Die Kultus-, Innen- oder Finanzministerien zeigen sich jedenfalls im Spiegel der Quellen nach 1933 als verlässliche Instrumente der NS-Ideologie. In der Schulpolitik etwa seien wichtige Impulse von den Behörden in Stuttgart und Karlsruhe ausgegangen – indem sie zum Beispiel Front gegen die Kirchen machten. Auch an der materiellen Ausplünderung der Juden, an der administrativen Vorbereitung der Deportation und an der Zwangsgermanisierung des Elsaß hätten sie entscheidend mitgewirkt, so das Fazit der Kommission. Neben Pytha und Wolfrum gehörten ihr auch die Historiker Frank Engehausen (Heidelberg), Christiane Kuller (Erlangen), Sylvia Paletschek (Freiburg) und Joachim Scholtyseck (Bonn) an.

Die Erzählung, wonach es etwa in Baden mit seiner Tradition der Revolution von 1848 eine gewisse Resistenz gegen die neuen Machthaber gab, verweisen die Historikers ins Reich der Fabel. „Dissidentes Verhalten“ haben sie jedenfalls nur in Einzelfällen festgestellt. Mindestens drei Viertel aller Ministerialbeamten seien Mitglied der NSDAP gewesen, bilanzierte Pyta, betonte allerdings, dass die bloße Parteimitgliedschaft noch nichts über individuelle Schuld aussage. Man müsse sich jeden Einzelfall ansehen. Dass viele schwer belastete Spitzenbeamte nach dem Krieg ihre Karriere fast bruchlos fortsetzen konnten, ist für die Historiker keine Überraschung, sondern der bundesweite „Normalfall“. Dies könne Thema für eine nachfolgende Untersuchung sein, schlugen die Geschichtswissenschaftler vor.

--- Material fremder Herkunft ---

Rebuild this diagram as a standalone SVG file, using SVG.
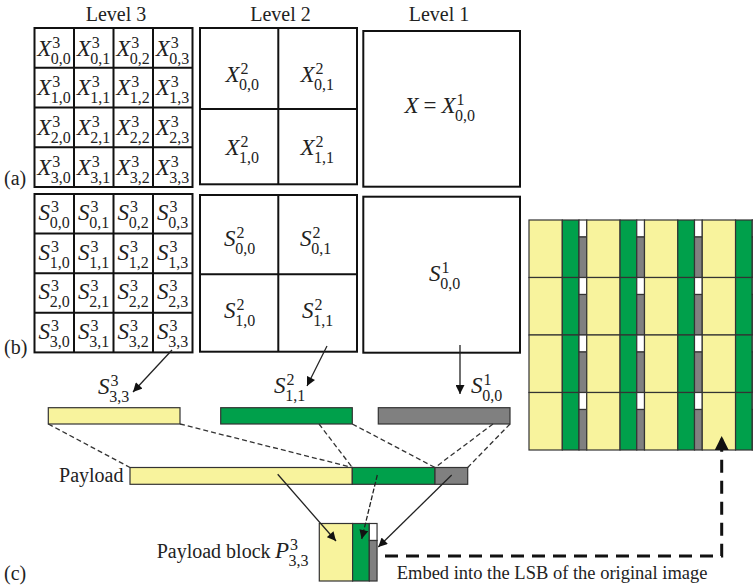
<svg xmlns="http://www.w3.org/2000/svg" xmlns:xlink="http://www.w3.org/1999/xlink" width="753" height="588" viewBox="0 0 753 588">
<style>
.bx{fill:#fff;stroke:#111;stroke-width:2}
.gl{fill:none;stroke:#111;stroke-width:2}
.t{font-family:"Liberation Serif",serif;font-size:20px;fill:#222}
.mi{font-family:"Liberation Serif",serif;font-style:italic;font-size:23px;fill:#222}
.rm{font-style:normal}
.sc{font-style:normal;font-size:16px}
.y{fill:#F8F39D;stroke:#333;stroke-width:1.2}
.g{fill:#00A04B;stroke:#333;stroke-width:1.2}
.k{fill:#808080;stroke:#333;stroke-width:1.2}
.w{fill:#fff;stroke:#333;stroke-width:1.2}
.dl{fill:none;stroke:#333;stroke-width:1.3;stroke-dasharray:5 3}
.ar{fill:none;stroke:#222;stroke-width:1.3}
.big{fill:none;stroke:#111;stroke-width:3;stroke-dasharray:13 8}
</style>
<defs>
<marker id="ah" viewBox="0 0 10 10" refX="10" refY="5" markerWidth="10" markerHeight="9" markerUnits="userSpaceOnUse" orient="auto"><path d="M0,0 L10,5 L0,10 z" fill="#111"/></marker>
<marker id="ahb" viewBox="0 0 10 10" refX="10" refY="5" markerWidth="14" markerHeight="14" markerUnits="userSpaceOnUse" orient="auto"><path d="M0,0 L10,5 L0,10 z" fill="#111"/></marker>
<g id="cell">
<rect class="y" x="0" y="0" width="33.3" height="57.5"/>
<rect class="g" x="33.3" y="0" width="16.7" height="57.5"/>
<rect class="w" x="50" y="0" width="7.75" height="17"/>
<rect class="k" x="50" y="17" width="7.75" height="40.5"/>
</g>
</defs>
<rect width="753" height="588" fill="#fff"/>

<g id="titles">
<text class="t" x="116" y="21" text-anchor="middle">Level 3</text>
<text class="t" x="280.5" y="21" text-anchor="middle">Level 2</text>
<text class="t" x="439" y="21" text-anchor="middle">Level 1</text>
<text class="t" x="4" y="185">(a)</text>
<text class="t" x="4" y="354">(b)</text>
<text class="t" x="4" y="580">(c)</text>
</g>

<g id="X3">
<rect class="bx" x="34.5" y="28" width="158" height="159"/>
<path class="gl" d="M74 28V187M113.5 28V187M153 28V187M34.5 67.75H192.5M34.5 107.5H192.5M34.5 147.25H192.5"/>
<text class="mi" x="37.25" y="55.5">X<tspan class="sc" x="52.25" y="47.5">3</tspan><tspan class="sc" x="50.85" y="63.5">0,0</tspan></text>
<text class="mi" x="76.75" y="55.5">X<tspan class="sc" x="91.75" y="47.5">3</tspan><tspan class="sc" x="90.35" y="63.5">0,1</tspan></text>
<text class="mi" x="116.25" y="55.5">X<tspan class="sc" x="131.25" y="47.5">3</tspan><tspan class="sc" x="129.85" y="63.5">0,2</tspan></text>
<text class="mi" x="155.75" y="55.5">X<tspan class="sc" x="170.75" y="47.5">3</tspan><tspan class="sc" x="169.35" y="63.5">0,3</tspan></text>
<text class="mi" x="37.25" y="95.25">X<tspan class="sc" x="52.25" y="87.25">3</tspan><tspan class="sc" x="50.85" y="103.25">1,0</tspan></text>
<text class="mi" x="76.75" y="95.25">X<tspan class="sc" x="91.75" y="87.25">3</tspan><tspan class="sc" x="90.35" y="103.25">1,1</tspan></text>
<text class="mi" x="116.25" y="95.25">X<tspan class="sc" x="131.25" y="87.25">3</tspan><tspan class="sc" x="129.85" y="103.25">1,2</tspan></text>
<text class="mi" x="155.75" y="95.25">X<tspan class="sc" x="170.75" y="87.25">3</tspan><tspan class="sc" x="169.35" y="103.25">1,3</tspan></text>
<text class="mi" x="37.25" y="135">X<tspan class="sc" x="52.25" y="127">3</tspan><tspan class="sc" x="50.85" y="143">2,0</tspan></text>
<text class="mi" x="76.75" y="135">X<tspan class="sc" x="91.75" y="127">3</tspan><tspan class="sc" x="90.35" y="143">2,1</tspan></text>
<text class="mi" x="116.25" y="135">X<tspan class="sc" x="131.25" y="127">3</tspan><tspan class="sc" x="129.85" y="143">2,2</tspan></text>
<text class="mi" x="155.75" y="135">X<tspan class="sc" x="170.75" y="127">3</tspan><tspan class="sc" x="169.35" y="143">2,3</tspan></text>
<text class="mi" x="37.25" y="174.75">X<tspan class="sc" x="52.25" y="166.75">3</tspan><tspan class="sc" x="50.85" y="182.75">3,0</tspan></text>
<text class="mi" x="76.75" y="174.75">X<tspan class="sc" x="91.75" y="166.75">3</tspan><tspan class="sc" x="90.35" y="182.75">3,1</tspan></text>
<text class="mi" x="116.25" y="174.75">X<tspan class="sc" x="131.25" y="166.75">3</tspan><tspan class="sc" x="129.85" y="182.75">3,2</tspan></text>
<text class="mi" x="155.75" y="174.75">X<tspan class="sc" x="170.75" y="166.75">3</tspan><tspan class="sc" x="169.35" y="182.75">3,3</tspan></text>
</g>

<g id="X2">
<rect class="bx" x="200" y="28" width="157" height="156.3"/>
<path class="gl" d="M278.3 28V184.3M200 109H357"/>
<text class="mi" x="225.5" y="82">X<tspan class="sc" x="240.5" y="74">2</tspan><tspan class="sc" x="239.1" y="90">0,0</tspan></text>
<text class="mi" x="300.5" y="82">X<tspan class="sc" x="315.5" y="74">2</tspan><tspan class="sc" x="314.1" y="90">0,1</tspan></text>
<text class="mi" x="225.5" y="155">X<tspan class="sc" x="240.5" y="147">2</tspan><tspan class="sc" x="239.1" y="163">1,0</tspan></text>
<text class="mi" x="300.5" y="155">X<tspan class="sc" x="315.5" y="147">2</tspan><tspan class="sc" x="314.1" y="163">1,1</tspan></text>
</g>

<g id="X1">
<rect class="bx" x="363.3" y="31" width="156.7" height="155.7"/>
<text class="mi" x="404.5" y="113">X<tspan class="rm" x="423.5">=</tspan><tspan x="441.5">X</tspan><tspan class="sc" x="456.5" y="105">1</tspan><tspan class="sc" x="455.1" y="121">0,0</tspan></text>
</g>

<g id="S3">
<rect class="bx" x="34.5" y="194" width="158" height="158.4"/>
<path class="gl" d="M74 194V352.4M113.5 194V352.4M153 194V352.4M34.5 233.6H192.5M34.5 273.2H192.5M34.5 312.8H192.5"/>
<text class="mi" x="38.5" y="220">S<tspan class="sc" x="51" y="212">3</tspan><tspan class="sc" x="49.8" y="228">0,0</tspan></text>
<text class="mi" x="78" y="220">S<tspan class="sc" x="90.5" y="212">3</tspan><tspan class="sc" x="89.3" y="228">0,1</tspan></text>
<text class="mi" x="117.5" y="220">S<tspan class="sc" x="130" y="212">3</tspan><tspan class="sc" x="128.8" y="228">0,2</tspan></text>
<text class="mi" x="157" y="220">S<tspan class="sc" x="169.5" y="212">3</tspan><tspan class="sc" x="168.3" y="228">0,3</tspan></text>
<text class="mi" x="38.5" y="259.6">S<tspan class="sc" x="51" y="251.6">3</tspan><tspan class="sc" x="49.8" y="267.6">1,0</tspan></text>
<text class="mi" x="78" y="259.6">S<tspan class="sc" x="90.5" y="251.6">3</tspan><tspan class="sc" x="89.3" y="267.6">1,1</tspan></text>
<text class="mi" x="117.5" y="259.6">S<tspan class="sc" x="130" y="251.6">3</tspan><tspan class="sc" x="128.8" y="267.6">1,2</tspan></text>
<text class="mi" x="157" y="259.6">S<tspan class="sc" x="169.5" y="251.6">3</tspan><tspan class="sc" x="168.3" y="267.6">1,3</tspan></text>
<text class="mi" x="38.5" y="299.2">S<tspan class="sc" x="51" y="291.2">3</tspan><tspan class="sc" x="49.8" y="307.2">2,0</tspan></text>
<text class="mi" x="78" y="299.2">S<tspan class="sc" x="90.5" y="291.2">3</tspan><tspan class="sc" x="89.3" y="307.2">2,1</tspan></text>
<text class="mi" x="117.5" y="299.2">S<tspan class="sc" x="130" y="291.2">3</tspan><tspan class="sc" x="128.8" y="307.2">2,2</tspan></text>
<text class="mi" x="157" y="299.2">S<tspan class="sc" x="169.5" y="291.2">3</tspan><tspan class="sc" x="168.3" y="307.2">2,3</tspan></text>
<text class="mi" x="38.5" y="338.8">S<tspan class="sc" x="51" y="330.8">3</tspan><tspan class="sc" x="49.8" y="346.8">3,0</tspan></text>
<text class="mi" x="78" y="338.8">S<tspan class="sc" x="90.5" y="330.8">3</tspan><tspan class="sc" x="89.3" y="346.8">3,1</tspan></text>
<text class="mi" x="117.5" y="338.8">S<tspan class="sc" x="130" y="330.8">3</tspan><tspan class="sc" x="128.8" y="346.8">3,2</tspan></text>
<text class="mi" x="157" y="338.8">S<tspan class="sc" x="169.5" y="330.8">3</tspan><tspan class="sc" x="168.3" y="346.8">3,3</tspan></text>
</g>

<g id="S2">
<rect class="bx" x="200" y="195" width="157" height="156.7"/>
<path class="gl" d="M278.3 195V351.7M200 274.3H357"/>
<text class="mi" x="224" y="246">S<tspan class="sc" x="236.5" y="238">2</tspan><tspan class="sc" x="235.3" y="254">0,0</tspan></text>
<text class="mi" x="300" y="246">S<tspan class="sc" x="312.5" y="238">2</tspan><tspan class="sc" x="311.3" y="254">0,1</tspan></text>
<text class="mi" x="224" y="318">S<tspan class="sc" x="236.5" y="310">2</tspan><tspan class="sc" x="235.3" y="326">1,0</tspan></text>
<text class="mi" x="302" y="318">S<tspan class="sc" x="314.5" y="310">2</tspan><tspan class="sc" x="313.3" y="326">1,1</tspan></text>
</g>

<g id="S1">
<rect class="bx" x="363.3" y="196.7" width="156.7" height="156"/>
<text class="mi" x="429" y="281">S<tspan class="sc" x="441.5" y="273">1</tspan><tspan class="sc" x="440.3" y="289">0,0</tspan></text>
</g>

<g id="image">
<use xlink:href="#cell" x="529" y="220"/><use xlink:href="#cell" x="586.75" y="220"/><use xlink:href="#cell" x="644.5" y="220"/><use xlink:href="#cell" x="702.25" y="220"/>
<use xlink:href="#cell" x="529" y="277.5"/><use xlink:href="#cell" x="586.75" y="277.5"/><use xlink:href="#cell" x="644.5" y="277.5"/><use xlink:href="#cell" x="702.25" y="277.5"/>
<use xlink:href="#cell" x="529" y="335"/><use xlink:href="#cell" x="586.75" y="335"/><use xlink:href="#cell" x="644.5" y="335"/><use xlink:href="#cell" x="702.25" y="335"/>
<use xlink:href="#cell" x="529" y="392.5"/><use xlink:href="#cell" x="586.75" y="392.5"/><use xlink:href="#cell" x="644.5" y="392.5"/><use xlink:href="#cell" x="702.25" y="392.5"/>
</g>

<g id="bar-s33">
<rect class="y" x="48.3" y="407.7" width="131.7" height="16.3"/>
<text class="mi" x="98" y="393.5">S<tspan class="sc" x="110.5" y="385.5">3</tspan><tspan class="sc" x="109.3" y="401.5">3,3</tspan></text>
</g>
<g id="bar-s11">
<rect class="g" x="220.7" y="407.7" width="131.6" height="16.3"/>
<text class="mi" x="274" y="393">S<tspan class="sc" x="286.5" y="385">2</tspan><tspan class="sc" x="285.3" y="401">1,1</tspan></text>
</g>
<g id="bar-s00">
<rect class="k" x="378.3" y="407.7" width="131.7" height="16.3"/>
<text class="mi" x="471" y="393">S<tspan class="sc" x="483.5" y="385">1</tspan><tspan class="sc" x="482.3" y="401">0,0</tspan></text>
</g>

<g id="payload">
<rect class="y" x="130" y="467.5" width="222.3" height="16.8"/>
<rect class="g" x="352.3" y="467.5" width="82.7" height="16.8"/>
<rect class="k" x="435" y="467.5" width="32.7" height="16.8"/>
<text class="t" x="123.5" y="481.5" text-anchor="end">Payload</text>
</g>

<g id="payload-block">
<use xlink:href="#cell" x="319.3" y="523.5"/>
<text class="t" x="156.7" y="558.3">Payload block <tspan class="mi" x="275">P</tspan><tspan class="sc" x="290" y="550.3">3</tspan><tspan class="sc" x="288.6" y="566.3">3,3</tspan></text>
</g>

<g id="embed-label">
<text class="t" x="396.7" y="579" style="font-size:18.5px">Embed into the LSB of the original image</text>
</g>

<g id="connectors">
<path class="ar" d="M172 350L133 392" marker-end="url(#ah)"/>
<path class="ar" d="M327 346L307 386" marker-end="url(#ah)"/>
<path class="ar" d="M460 345V394" marker-end="url(#ah)"/>
<path class="dl" d="M48.3 424L130 467.5"/>
<path class="dl" d="M180 424L352.3 467.5"/>
<path class="dl" d="M319 424L352.3 467.5"/>
<path class="dl" d="M352.3 424L435 467.5"/>
<path class="dl" d="M493 424L435 467.5"/>
<path class="dl" d="M510 424L467.7 467.5"/>
<path class="ar" d="M277.7 474.3L336 541" marker-end="url(#ah)"/>
<path class="ar" d="M377.3 475L361.7 539" stroke-dasharray="5 2" marker-end="url(#ah)"/>
<path class="ar" d="M451.7 475L378.3 547" marker-end="url(#ah)"/>
<path class="big" d="M385 556H721.7V436" marker-end="url(#ahb)"/>
</g>
</svg>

„Wie hätten wir gehandelt?“

Mit der Arbeit, die 2014 von Wissenschaftsministerin Thersia Bauer initiiert und drei Jahre lang von der Baden-Württemberg-Stiftung finanziert wurde, liegt laut Pyta erstmals eine systematische Untersuchung der Rolle von Landesministerien während der NS-Zeit vor. „Das NS-Regime kam auf Samtpfoten daher, es gab keinen krassen Bruch“, folgerte Bauer aus der Studie. Dies zeige, wie verletzlich die Demokratie sei. Man dürfe nicht glauben, dass es da rote Linien gäbe, die überschritten würden: „Wenn es so mühelos gelingt, das alltägliche Verwaltungshandeln unter den neuen Machthabern anzupassen, dann muss uns das zu denken geben – gerade in einer Zeit, in der die Systemgegner von den Rändern unserer Demokratie her versuchen, Oberwasser zu gewinnen.“ Auch Wolfrum schlug einen Bogen zur Gegenwart: „Wie hätten wir eigentlich gehandelt? Wären wir zum Widerstand gekommen?“

Christoph Dahl, Geschäftsführer der Baden-Württemberg-Stiftung, die das Projekt mit 1,45 Millionen Euro gefördert hat, hält die Forschungsarbeit zur Rolle der Ministerien für unverzichtbar: „Wir können daraus viel für unser demokratisches Handeln und Selbstverständnis lernen.“ Wie das Forschungsresultat zeige, habe sich Opportunismus auch nach dem Krieg noch ausgezahlt. Im Fokus der Recherche standen die Biografien der badischen und württembergischen Ministerialbeamten. Die Aufarbeitung der Quellen wurde begleitet von einem Onlineportal, einem Internet-Blog und einer App, mit denen die Öffentlichkeit den Stand der Forschung verfolgen konnte.